-------- Data provided
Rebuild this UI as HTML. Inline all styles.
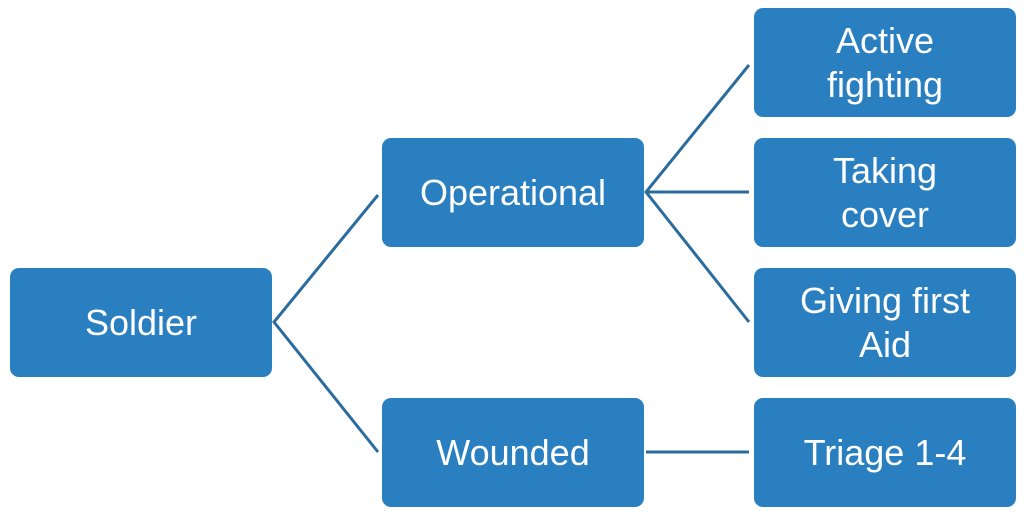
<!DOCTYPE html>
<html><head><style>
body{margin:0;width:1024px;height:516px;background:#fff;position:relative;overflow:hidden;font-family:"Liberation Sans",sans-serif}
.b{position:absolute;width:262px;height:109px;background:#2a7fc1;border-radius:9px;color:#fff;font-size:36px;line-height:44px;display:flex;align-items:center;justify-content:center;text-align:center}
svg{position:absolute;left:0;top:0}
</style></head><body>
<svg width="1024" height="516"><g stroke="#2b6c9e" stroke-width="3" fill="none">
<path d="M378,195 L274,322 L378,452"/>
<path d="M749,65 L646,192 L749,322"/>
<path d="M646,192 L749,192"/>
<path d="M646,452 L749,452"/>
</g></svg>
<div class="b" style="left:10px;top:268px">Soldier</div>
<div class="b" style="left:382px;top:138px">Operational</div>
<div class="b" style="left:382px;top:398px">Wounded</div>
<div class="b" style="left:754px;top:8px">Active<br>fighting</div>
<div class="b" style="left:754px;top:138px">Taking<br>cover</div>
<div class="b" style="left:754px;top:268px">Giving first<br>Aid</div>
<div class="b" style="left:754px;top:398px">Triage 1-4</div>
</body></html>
----------------
_Stated goal_
Reproduce each line exactly, please, except for any pictures.

_The result_
Rebuild this UI as HTML. Inline all styles.
<!DOCTYPE html>
<html><head><style>
body{margin:0;width:1024px;height:516px;background:#fff;position:relative;overflow:hidden;font-family:"Liberation Sans",sans-serif}
.b{position:absolute;width:262px;height:109px;background:#2a7fc1;border-radius:9px;color:#fff;font-size:36px;line-height:44px;display:flex;align-items:center;justify-content:center;text-align:center}
svg{position:absolute;left:0;top:0}
</style></head><body>
<svg width="1024" height="516"><g stroke="#2b6c9e" stroke-width="3" fill="none">
<path d="M378,195 L274,322 L378,452"/>
<path d="M749,65 L646,192 L749,322"/>
<path d="M646,192 L749,192"/>
<path d="M646,452 L749,452"/>
</g></svg>
<div class="b" style="left:10px;top:268px">Soldier</div>
<div class="b" style="left:382px;top:138px">Operational</div>
<div class="b" style="left:382px;top:398px">Wounded</div>
<div class="b" style="left:754px;top:8px">Active<br>fighting</div>
<div class="b" style="left:754px;top:138px">Taking<br>cover</div>
<div class="b" style="left:754px;top:268px">Giving first<br>Aid</div>
<div class="b" style="left:754px;top:398px">Triage 1-4</div>
</body></html>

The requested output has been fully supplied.